Part of this comes from their joint venture partner Prax SA filing for business rescue in October, which means Sasol is now running the refinery above its normal shareholding capacity while the lawyers sort things out.
It’s free optionality on a distressed partner’s assets.
Liquid fuels sales volumes were 27% higher quarter-over-quarter, and management raised their full-year guidance from 0-3% growth to 5-10% growth.
These are not the metrics of a dying company.
The Gas Situation Is Worse
However, not everything is improving.
Mozambique gas production fell 4% quarter-over-quarter as the Petroleum Production Agreement (PPA) asset continues its natural decline.
The Production Sharing Agreement was supposed to offset this decline, but it’s ramping slower than expected.
Management cut their gas guidance significantly.
They originally expected production to come in 0-10% above last year; now they expect 0-5% below.
The Richards Bay LNG decision matters more now than it did two months ago.
Without alternative gas supply secured, Secunda’s cost structure will suffer as the PPA depletes.
For now, management is juggling coal and gas on an integrated basis to keep operations running, which is exactly what you want to see from competent operators dealing with a constrained feedstock situation.
But the gas cliff got a little steeper.
Chemicals Still In The Trough
Global chemicals remain ugly, which shouldn’t surprise anyone who’s been following the sector.
Chemicals Africa revenue fell 3% quarter-over-quarter on weaker pricing, with the average basket price dropping from $955 to $914 per ton.
Volumes were up 2%, which is something, but pricing pressure remains the story.
Chemicals America got hit harder with revenue down 9% sequentially.
The LIP JV cracker had an extended outage during the quarter, though it restarted at year end.

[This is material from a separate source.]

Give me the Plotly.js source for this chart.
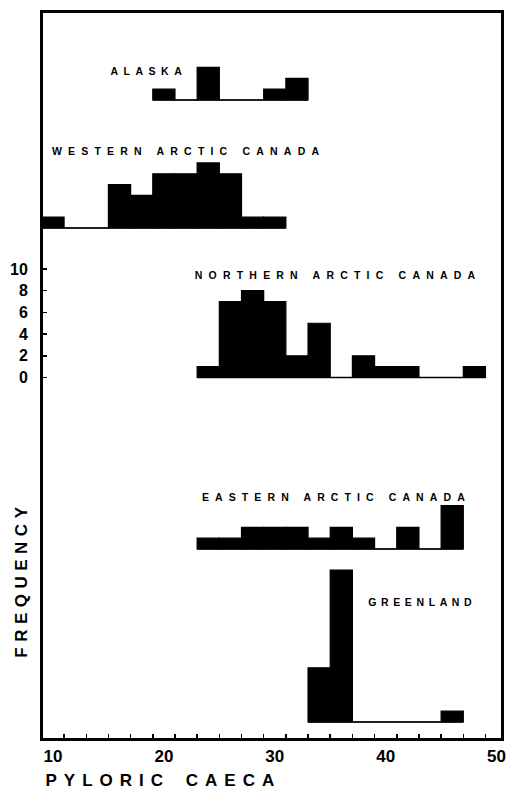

Moreover, ethylene and polyethylene pricing remains depressed as the industry works through overcapacity.
Eurasia held up better with prices 14% above last year on palm kernel oil strength and favorable exchange rates, but volumes were soft as weaker demand weighed on selected product lines.
None of this is surprising.
The chemical cycle hasn’t turned yet, and we’re still in destocking mode across most end-markets.
When the cycle eventually turns, the operating leverage is there because the self-help measures have been lowering breakeven and costs have been coming down.
But for now, we wait.
What I’m Watching
The thesis is playing out according to the base case.
The destoning plant works, sinks are improving, and fuels are surprising to the upside. The stock reacted accordingly with yesterday’s 12% move.
Two things matter from here.
The Q3 update in April will give us more destoning data, and if sinks keep tracking at or below the low end of guidance, the coal quality problem is solved for good.
That would remove the biggest operational uncertainty from the thesis.
The February interim results will show whether net debt is approaching the $3 billion threshold for dividend restoration.
If they get there, income funds will have to look at the stock again, and that’s a different buyer base entirely.
Final Thoughts
JP Morgan downgraded this thing a week ago. Yesterday it ripped 12%.
The stock is still cheap by any reasonable metric, trading at a massive discount to replacement cost and to developed-market chemical peers.
The problems are operational, not terminal, and the fixes are funded and executing.
Two months ago I said the engineering would speak for itself. Yesterday it did.
Disclaimer
This content is for informational and educational purposes only. It is not investment advice. We may or may not hold positions in the securities discussed. Do your own due diligence before making any financial decisions. Market data projections are subject to change.